Разыскиваемый им адрес оказался заставленной полками лавкой, продававшей когда-то кофе со всего света. Теперь она выглядела заброшенной. Окна ее застилали пластощиты с наклеенными на них в дюжину слоев рекламных плакатов. Самый последний из них — ГОЛОСУЙТЕ ЗА ДИАСА — ГОЛОСУЙТЕ ЗА ПОВЫШЕННУЮ ВЫДАЧУ ПРОДУКТОВ — был по меньшей мере годичной давности. Из дверей воняло мочой. В мусоре при входе лежало, свернувшись, грязное тело. Под укутавшими его грязными лохмотьями нельзя было определить ни его возраст, ни пол.

Коридор за дверью был грязным, узким и темным. Лео поднялся по лестнице в конце коридора, придерживаясь одной рукой за хрупкие перила. Лестница скрипела под его тяжестью. Задняя комната, куда он прямиком направился, оказалась такой же грязной, как и остальной дом, но вдобавок, к покрытому сальными пятнами пластиковому столу единственному деревянному кухонному столу, комната могла похвалиться вытянувшимся во всю стену рядом новеньких, сверкающих металлом и пластиком электронных пультов.
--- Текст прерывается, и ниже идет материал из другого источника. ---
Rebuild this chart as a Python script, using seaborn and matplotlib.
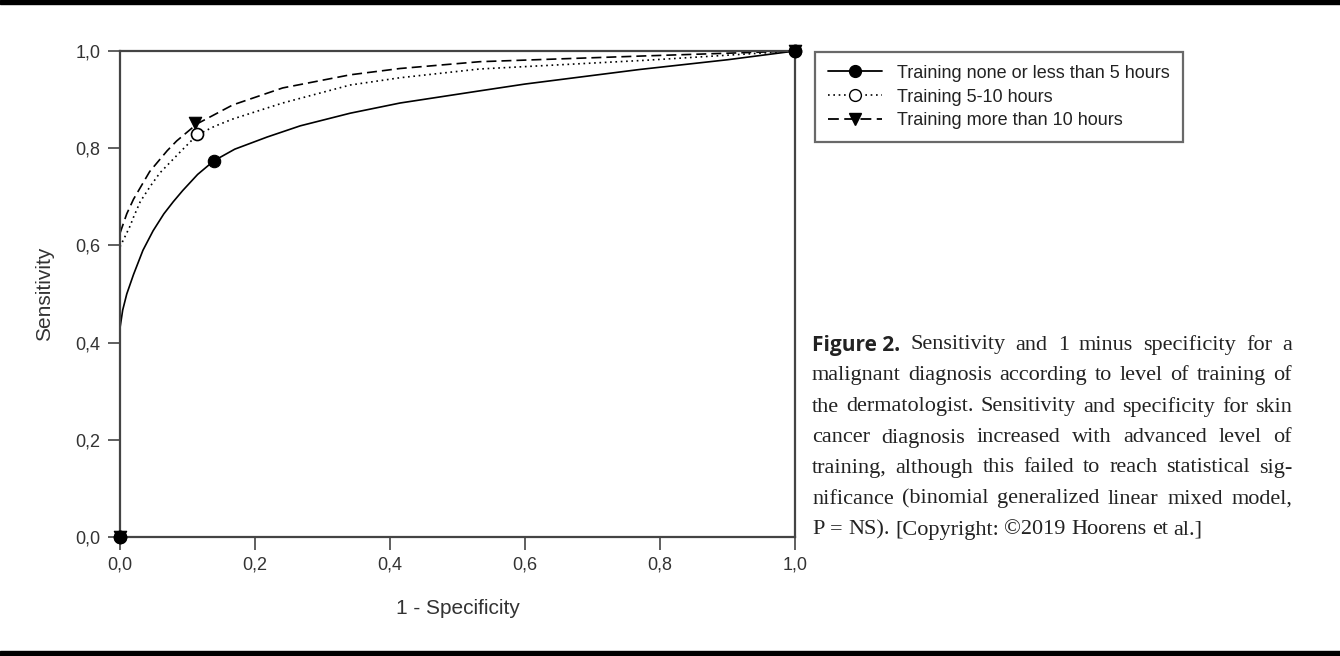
import numpy as np
import pandas as pd
import matplotlib
matplotlib.use("Agg")
import matplotlib.pyplot as plt
import seaborn as sns
from matplotlib.lines import Line2D
from matplotlib.patches import Rectangle

# ─── DATA ───────────────────────────────────────────────────────────────────
GROUPS = ["Training none or less than 5 hours",
          "Training 5-10 hours",
          "Training more than 10 hours"]

# fitted ROC curves
fpr_none = [0.0, 0.004, 0.01, 0.02, 0.034, 0.049, 0.065, 0.079, 0.093, 0.115,
            0.139, 0.17, 0.218, 0.267, 0.341, 0.415, 0.533, 0.6, 0.77, 0.9, 1.0]
tpr_none = [0.43, 0.467, 0.50, 0.54, 0.59, 0.63, 0.665, 0.69, 0.713, 0.746,
            0.774, 0.798, 0.823, 0.846, 0.872, 0.893, 0.918, 0.932, 0.962, 0.982, 1.0]

fpr_mid = [0.0, 0.007, 0.015, 0.02, 0.03, 0.045, 0.059, 0.089, 0.114, 0.14,
           0.167, 0.241, 0.341, 0.415, 0.533, 0.78, 1.0]
tpr_mid = [0.597, 0.617, 0.64, 0.658, 0.69, 0.722, 0.749, 0.792, 0.827, 0.845,
           0.86, 0.893, 0.930, 0.945, 0.963, 0.981, 1.0]

fpr_high = [0.0, 0.01, 0.02, 0.044, 0.07, 0.084, 0.114, 0.167, 0.241, 0.341,
            0.415, 0.533, 0.78, 1.0]
tpr_high = [0.625, 0.665, 0.695, 0.752, 0.795, 0.815, 0.85, 0.889, 0.924, 0.951,
            0.964, 0.978, 0.99, 1.0]

# observed operating points
pts_x_none = [0.0, 0.139, 1.0]
pts_y_none = [0.0, 0.774, 1.0]
pts_x_mid = [0.0, 0.114, 1.0]
pts_y_mid = [0.0, 0.829, 1.0]
pts_x_high = [0.0, 0.111, 1.0]
pts_y_high = [0.0, 0.852, 1.0]

TICKS = [0.0, 0.2, 0.4, 0.6, 0.8, 1.0]
TICK_LABELS = ["0,0", "0,2", "0,4", "0,6", "0,8", "1,0"]

CAPTION_LINES = [
    "Sensitivity and 1 minus specificity for a",
    "malignant diagnosis according to level of training of",
    "the dermatologist. Sensitivity and specificity for skin",
    "cancer diagnosis increased with advanced level of",
    "training, although this failed to reach statistical sig-",
    "nificance (binomial generalized linear mixed model,",
    "P = NS). [Copyright: \u00a92019 Hoorens et al.]",
]
# ─────────────────────────────────────────────────────────────────────────────

sns.set_style("white")
plt.rcParams["font.family"] = ["Liberation Sans", "DejaVu Sans"]

W, H = 1340, 656
fig = plt.figure(figsize=(W / 100, H / 100), dpi=100)
ax = fig.add_axes([120 / W, 1 - 537 / H, 675 / W, 486 / H])

curves = pd.concat([
    pd.DataFrame({"fpr": fpr_none, "tpr": tpr_none, "group": GROUPS[0]}),
    pd.DataFrame({"fpr": fpr_mid, "tpr": tpr_mid, "group": GROUPS[1]}),
    pd.DataFrame({"fpr": fpr_high, "tpr": tpr_high, "group": GROUPS[2]}),
], ignore_index=True)

dashes = {GROUPS[0]: "", GROUPS[1]: (1, 2.2), GROUPS[2]: (6, 3)}
sns.lineplot(data=curves, x="fpr", y="tpr", style="group", dashes=dashes,
             color="black", linewidth=1.2, estimator=None, sort=False,
             legend=False, ax=ax)

sns.scatterplot(x=pts_x_high, y=pts_y_high, marker="v", color="black",
                s=80, edgecolor="black", linewidth=0.8, ax=ax, clip_on=False, zorder=4)
sns.scatterplot(x=pts_x_mid, y=pts_y_mid, marker="o", facecolor="white",
                s=75, edgecolor="black", linewidth=1.2, ax=ax, clip_on=False, zorder=5)
sns.scatterplot(x=pts_x_none, y=pts_y_none, marker="o", color="black",
                s=80, edgecolor="black", linewidth=0.8, ax=ax, clip_on=False, zorder=6)

ax.set_xlim(0, 1)
ax.set_ylim(0, 1)
ax.set_xticks(TICKS)
ax.set_xticklabels(TICK_LABELS)
ax.set_yticks(TICKS)
ax.set_yticklabels(TICK_LABELS)
ax.tick_params(direction="out", length=9, width=1.2, color="#444444",
               labelsize=13, labelcolor="#333333", pad=5,
               bottom=True, left=True, top=False, right=False)
for sp in ax.spines.values():
    sp.set_color("#444444")
    sp.set_linewidth(1.6)

ax.set_xlabel("1 - Specificity", fontsize=15, color="#333333")
ax.set_ylabel("Sensitivity", fontsize=15, color="#333333")
ax.xaxis.set_label_coords(0.5, -0.128)
ax.yaxis.set_label_coords(-0.097, 0.5)

# legend
handles = [
    Line2D([], [], color="black", lw=1.3, ls="-", marker="o", ms=8.5,
           mfc="black", mec="black"),
    Line2D([], [], color="black", lw=1.2, ls=(0, (1, 2.2)), marker="o", ms=8.5,
           mfc="white", mec="black"),
    Line2D([], [], color="black", lw=1.3, ls=(0, (6, 3)), marker="v", ms=8.5,
           mfc="black", mec="black"),
]
leg = fig.legend(handles, GROUPS, loc="upper left",
                 bbox_to_anchor=(815 / W, 1 - 52 / H),
                 fontsize=13, frameon=True, fancybox=False,
                 handlelength=3.0, handletextpad=0.85, labelspacing=0.38,
                 borderpad=0.7, borderaxespad=0)
leg.get_frame().set_edgecolor("#444444")
leg.get_frame().set_linewidth(1.6)
for t in leg.get_texts():
    t.set_color("#222222")

# caption, justified
X0, X1 = 812, 1292
LINE_Y = [345, 376, 407, 438, 468, 499, 530]
renderer = fig.canvas.get_renderer()
serif = dict(family=["Liberation Serif", "DejaVu Serif"], fontsize=16, color="#222222")
bold = dict(family=["Open Sans", "DejaVu Sans"], fontsize=15, fontweight="bold", color="#222222")

for i, line in enumerate(CAPTION_LINES):
    y = 1 - LINE_Y[i] / H
    tokens = [(w, serif) for w in line.split(" ")]
    if i == 0:
        tokens = [("Figure 2.", bold)] + tokens
    texts = [fig.text(0, y, w, va="center", ha="left", **kw) for w, kw in tokens]
    widths = [t.get_window_extent(renderer).width for t in texts]
    if i < len(CAPTION_LINES) - 1:
        gap = (X1 - X0 - sum(widths)) / (len(texts) - 1)
    else:
        gap = 5.5
    x = X0
    for t, w in zip(texts, widths):
        t.set_x(x / W)
        x += w + gap

# black bands top and bottom
fig.patches.append(Rectangle((0, 1 - 4 / H), 1, 4 / H, transform=fig.transFigure,
                             color="black", zorder=10))
fig.patches.append(Rectangle((0, 0), 1, 5 / H, transform=fig.transFigure,
                             color="black", zorder=10))

fig.savefig("out.png", dpi=100)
Из аппаратуры выглядывали стеклянные линзы; они все, казалось, пялились на Лео.

С Лео поздоровался высоким напевным голосом тонкий темнокожий мужчина с длинными черными кудрями, называвшийся «Раджой».

Массивно рассевшись на древнем деревянном стуле, Лео заявил.

— Прежде чем начнется совещание, я хочу поговорить с Гаррисоном.

Раджа, похоже поразился:

— Я не знаю…

Не вставая со стула, Лео обронил:

— Соедините меня с Гаррисоном, а не то я соединю тебя с этой долбаной стенкой.

Раджа стремительно повернулся и стал стремительно работать с электрической аппаратурой. Раздалось гудение электрической энергии, и внезапно Т. Хантер Гаррисон, казалось, появился на конце истертого, покрытого сальной пленкой стола.

Вопреки самому себе, Лео поддался впечатлению, вызванному трехметровой осязаемостью голограммы. Гаррисон сидел в кресле странного вида и выглядел раздраженным. Окружающий воздух заливал золотом солнечный свет и отблескивал с его лысой головы.

— Ну чего вам надо, Грир? — резко бросил старик. — Я пошел на дьявольскую уйму хлопот, чтобы организовать вам это совещание. Чего вам еще надо от меня?

Лео нагнулся вперед и уперся в стол предлокотьем размером с дерево.